La pasada noche se cerró el mercado de traspasos de la NBA y hubo importantes movimientos. Podría estar horas reflexionando sobre aspectos deportivos, sobre equipos que mejoran y otros que piensan en el futuro adquiriendo jugadores que finalizan su contrato. Pero no. No es el momento.
Prefiero dejar por escrito todo lo que pienso acerca de esas enormes masas de músculos definidos y singular talento, esos privilegiados que cobran sueldos impensables para los mortales y que disfrutan haciendo lo que siempre soñaron desde niños.
Menuda envidia, pensaréis. ¿Quién no renunciaría a madrugar para ir al curro, a comprar el pan en el comercio de siempre, a tener sólo una humilde vivienda por coger un billete de American Airlines y firmar un contrato con cualquiera de las franquicias de la NBA? De cabeza, ¿no?
Pues sí. Pero no. Ayer hubo muchas lágrimas acompañando el sonido inconfundible del broche de una maleta cerrándose. En el vestuario de los Celtics hubo incluso más sollozos que durante el fatídico día del 17 de junio en que perdieron la final. Al fin y al cabo entonces estaban juntos, todos juntos. Y ya no. Rondo se negó a hablar, Pierce lo hizo de decisiones que no se entienden, del carácter de mercadería que acompaña a algunos jugadores de la NBA que no pueden colgar la ropa en sus armarios porque no son de nadie y a la vez son de todos.
"Al final del día somos profesionales". Ésta era la frase que más se escuchaba en numerosos pasillos de diferentes pabellones durante el día de ayer. Resume en breves palabras lo que sienten la mayor parte de los jugadores de una liga y de unos clubes que manejan los designios de sus empleados de una manera que ni siquiera los adormecidos sindicatos de nuestro país dejarían pasar. Pero claro, cobran mucho dinero.
Y mientras algunos son tratados como las antiguas piezas de Indias, otros (éstos sí privilegiados) se cargan a sus entrenadores como si Utah Jazz fuera el Real Madrid (por cierto, a Deron ya le llegó su particular San Martín aterrizando en New Jersey) de la época de Mendoza o deciden su destino sin importarles un carajo lo que pueda pensar ese pequeño aficionado que porta una camiseta de su ídolo que le llega a los tobillos gracias a las renuncias de sus padres trabajadores. Estos Carmelos, Lebrones o Derones no me gustan nada aunque actúen con plena potestad haciendo valer su mayor categoría sobre la cancha para ejercer presión sobre sus jefes.
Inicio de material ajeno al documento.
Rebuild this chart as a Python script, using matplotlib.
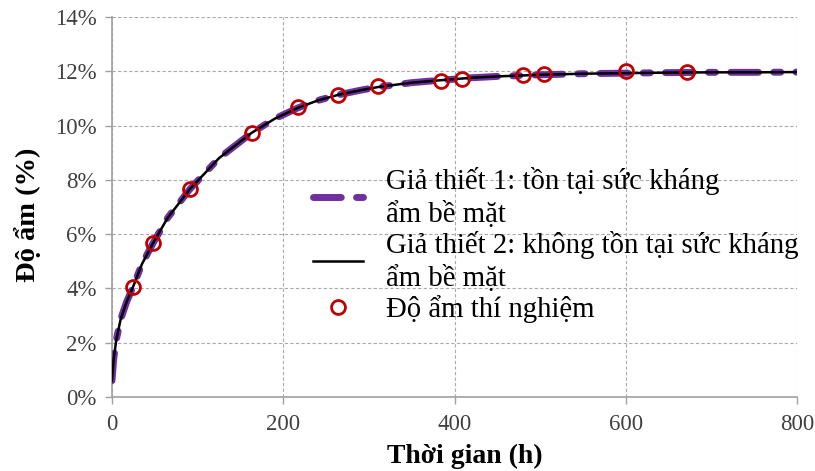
import matplotlib
matplotlib.use("Agg")
import matplotlib.pyplot as plt
from matplotlib.ticker import FuncFormatter

plt.rcParams['font.family'] = ['Liberation Serif', 'DejaVu Serif']

# Model curves
model_t = [0, 2, 5, 10, 17, 24.5, 35, 48, 65, 91, 125, 163, 190, 217, 240, 264,
           290, 311, 350, 384, 420, 450, 500, 550, 600, 650, 700, 750, 800]
model1 = [0.6, 1.4, 2.1, 2.85, 3.5, 4.05, 4.9, 5.67, 6.6, 7.66, 8.8, 9.73, 10.25, 10.65,
          10.92, 11.13, 11.3, 11.42, 11.58, 11.67, 11.76, 11.81, 11.87, 11.91, 11.93,
          11.95, 11.96, 11.96, 11.97]
model2 = [0.6, 1.4, 2.1, 2.85, 3.5, 4.05, 4.9, 5.67, 6.6, 7.66, 8.8, 9.73, 10.25, 10.65,
          10.92, 11.13, 11.3, 11.42, 11.58, 11.67, 11.76, 11.81, 11.87, 11.91, 11.93,
          11.95, 11.96, 11.96, 11.97]

# Experimental points
exp_t = [24.5, 48, 91, 163.5, 217, 264, 311, 384, 408.5, 480, 505, 600, 672]
exp_m = [4.05, 5.67, 7.66, 9.73, 10.69, 11.13, 11.46, 11.64, 11.72, 11.86, 11.90, 12.0, 11.97]

labels = ["Giả thiết 1: tồn tại sức kháng\nẩm bề mặt",
          "Giả thiết 2: không tồn tại sức kháng\nẩm bề mặt",
          "Độ ẩm thí nghiệm"]

fig = plt.figure(figsize=(8.15, 4.71), dpi=100)
ax = fig.add_axes([0.1374, 0.157, 0.8406, 0.807])

l1, = ax.plot(model_t, model1, color='#7030A0', lw=5, dashes=(4, 2.2, 1, 2.2),
              solid_capstyle='round', dash_capstyle='round', zorder=3)
l2, = ax.plot(model_t, model2, color='black', lw=1.8, zorder=4)
l3, = ax.plot(exp_t, exp_m, linestyle='none', marker='o', markersize=10,
              markerfacecolor='none', markeredgecolor='#C00000', markeredgewidth=2, zorder=5)

ax.set_xlim(0, 800)
ax.set_ylim(0, 14)
ax.set_xticks([0, 200, 400, 600, 800])
ax.set_yticks(range(0, 15, 2))
ax.yaxis.set_major_formatter(FuncFormatter(lambda v, p: f"{int(v)}%"))
ax.grid(True, color='#AAAAAA', linestyle=(0, (3, 2)), linewidth=0.8)
ax.set_axisbelow(True)
for s in ['top', 'right']:
    ax.spines[s].set_visible(False)
for s in ['left', 'bottom']:
    ax.spines[s].set_color('#A0A0A0')
    ax.spines[s].set_linewidth(1.2)
ax.tick_params(axis='both', labelsize=16.5, colors='#A0A0A0', labelcolor='#404040',
               length=5, width=1, direction='out')
ax.tick_params(axis='x', pad=7)
ax.tick_params(axis='y', pad=6)

ax.set_xlabel("Thời gian (h)", fontsize=20, fontweight='bold')
ax.xaxis.set_label_coords(0.515, -0.123)
ax.set_ylabel("Độ ẩm (%)", fontsize=20.5, fontweight='bold')
ax.yaxis.set_label_coords(-0.103, 0.48)

leg = ax.legend([l1, l2, l3], labels, loc='upper left', bbox_to_anchor=(0.293, 0.605),
                frameon=False, fontsize=20.7, handlelength=1.75, handletextpad=0.8,
                labelspacing=0.1, borderaxespad=0, borderpad=0)
for t in leg.get_texts():
    t.set_linespacing(1.28)

fig.savefig("out.png", dpi=100)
Menos me gustan aún esos propietarios y agentes que manejan a sus currantes y empleados como si de esclavos ricos y sin cabeza se tratasen (algunos se ganan a pulso este trato también es cierto). Y no incluyo a Danny Ainge en este grupo de Maquiavelos de los despachos. No lo hago porque también rodaron lágrimas por sus mejillas. Y también por las de Doc. Y es que de Danny Ainge no tengo dudas de que su verdadero amor son los Celtics, sus Celtics. Mis Celtics. Otra cosa será saber si habrá acertado. Si anteponer una presumible mejora jugador por jugador puede superar el efecto que este traspaso puede tener sobre la química de un vestuario que ha conocido la gloria del triunfo y el pesar de la más dolorosa derrota. Rieron y lloraron. Juntos.
Y ésta es la intrahistoria de una liga global que se alimenta tanto de mercenarios como de mercancías, que gana mucho dinero gracias a los primeros, pero que subsiste porque también hay de los segundos. Sí, los de la maleta siempre preparada.
Perkins, Gerald Wallace, Troy Murphy y tantos otros. Qué tengáis un buen viaje.